Saturday, February 18, 2017

Constructor: Steve Overton

Relative difficulty: Medium, leaning Medium-Challenging


THEME: none 

Word of the Day: SANGAREE (36D: Cold wine-and-nutmeg drink) —
sangaree (countable and uncountable, plural sangarees)
  1. A mixed drink common in the West Indies, similar to sangria and usually featuring wine or fortified wine and spices. (wiktionary)
• • •

There is one interesting answer in this whole grid—EAR-TO-EAR (7D: Beam's path?). I should say "interesting clue"—the answer itself isn't that interesting, but that clue! Clever, but brutal. I had EAR-O-AR and still had no idea what I was dealing with. That clue wasn't just the most interesting thing; it was the most difficult thing. I spent 75% of my time in and around that answer. The rest of the grid was mildly toughish, but whatever struggles there were didn't last long. I usually proceed through the grid via crosses; that is, I never hop around unless I absolutely have to. I had to today, a few times, but I was always able to recover quickly. Flamed out in the middle, then rebooted with CLINK / ALEVE / KATE. Misspelled FOLSOM (first "O" as "U") and so couldn't make my way into the SW ... but then TENOR / REDO bailed me out quickly down there. End of SANGAREE (!?) was a total mystery to me—tried to extend "sangria" to SANGARIA. So, again, stuck. But then RAN got me SWEATSUIT, then MANSE, and that corner was done quickly too.

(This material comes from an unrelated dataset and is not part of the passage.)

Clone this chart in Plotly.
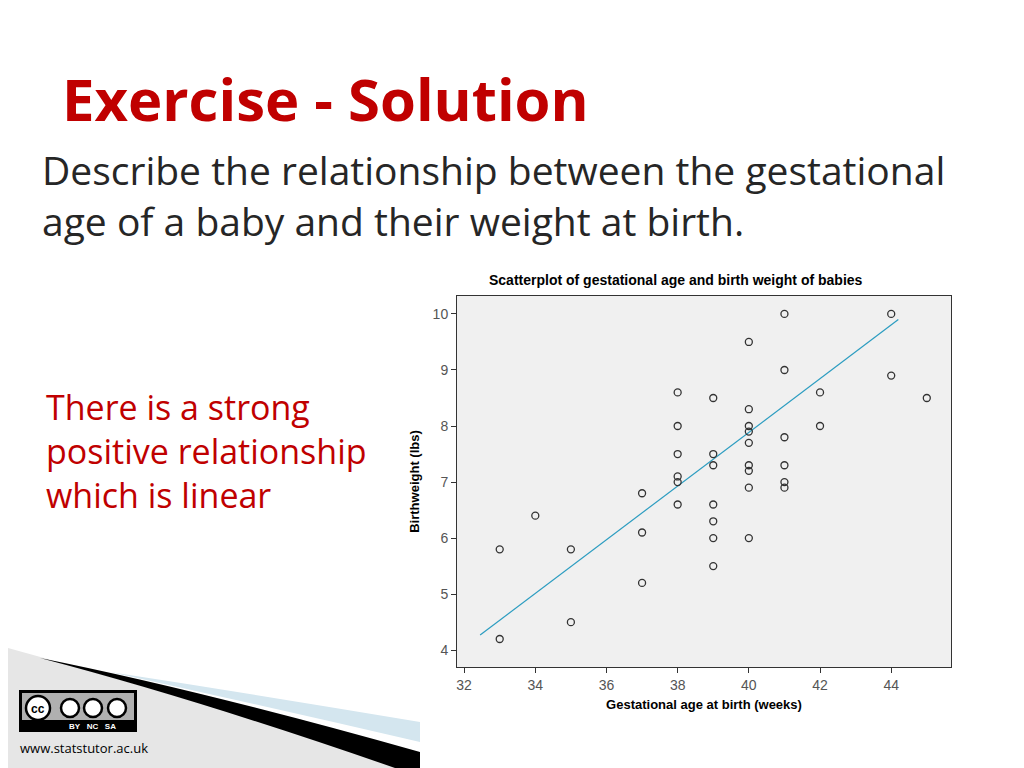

There's not much to talk about here. It was really adequate, really dull. I don't understand why this grid was remarkable enough to publish. Nothing stands out. None of the fill feels particularly original. Yesterday's puzzle had dull clues, sure, but at least the fill was lively. Today, nothing is lively. It's all slightly oldish, with stuff like DERRING-DO and a decidedly non-current cultural frame of reference. But that's not its problem. Its problem is blandness. All I will remember about this puzzle, if I remember anything, is how bad EAR-TO-EAR kicked my ass. The rest? Yawn. LET US PRAY that things improve in the near future.

Signed, Rex Parker, King of CrossWorld

P.S. Constructors: resist the urge to write yourself into the puzzle (12D). Good fill first, vanity second (or never).